BendDesk - brewski
http://hci.rwth-aachen.de/BendDesk

======
olius
The attention to ergonomics is a good point :) indeed. @51cards you are
abosolutely right.

In fact actual light mobile devices with touch screen can do the job pretty
well, just with some sizes' variation of output screens, displays or powerful
projections devices for larger sizes. A synched Kinect with those devices, and
it can enhanced a full room (even a meeting room) and there happens a
revolution with a whole new real time social collaborative experience
(domestic or office)

In fact, to synch "tablets" (from small like iphone, to larger devices) will
bring an real simple immersive experience with data interactions.
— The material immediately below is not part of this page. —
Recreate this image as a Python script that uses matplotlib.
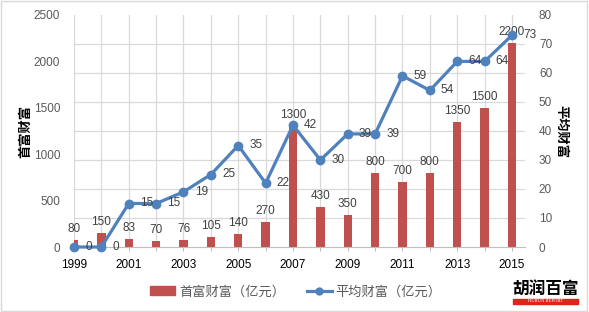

What i
seriously believe in, is the incredibly intuitive interaction with the data
with some real collaborative display that is "touched" or more exactly
"sensed" (kinect like) by more than just a single user at once, a finally real
simple whole shared social experience. just Imagine the power of the
educative, creative outputs from such collaborative tools. :) Just looking
forward.

------
51Cards
Related to this? <http://www.curve-project.org/>

Honestly if these touch surface interfaces ever take off (and I have some
reservations about long term ergonomics of holding your arms up) then I think
this blended approach looks quite promising.

edit: just noticed the link to Curve Project at the very bottom of their site.

------
julian37
Previously: <http://news.ycombinator.com/item?id=1957424>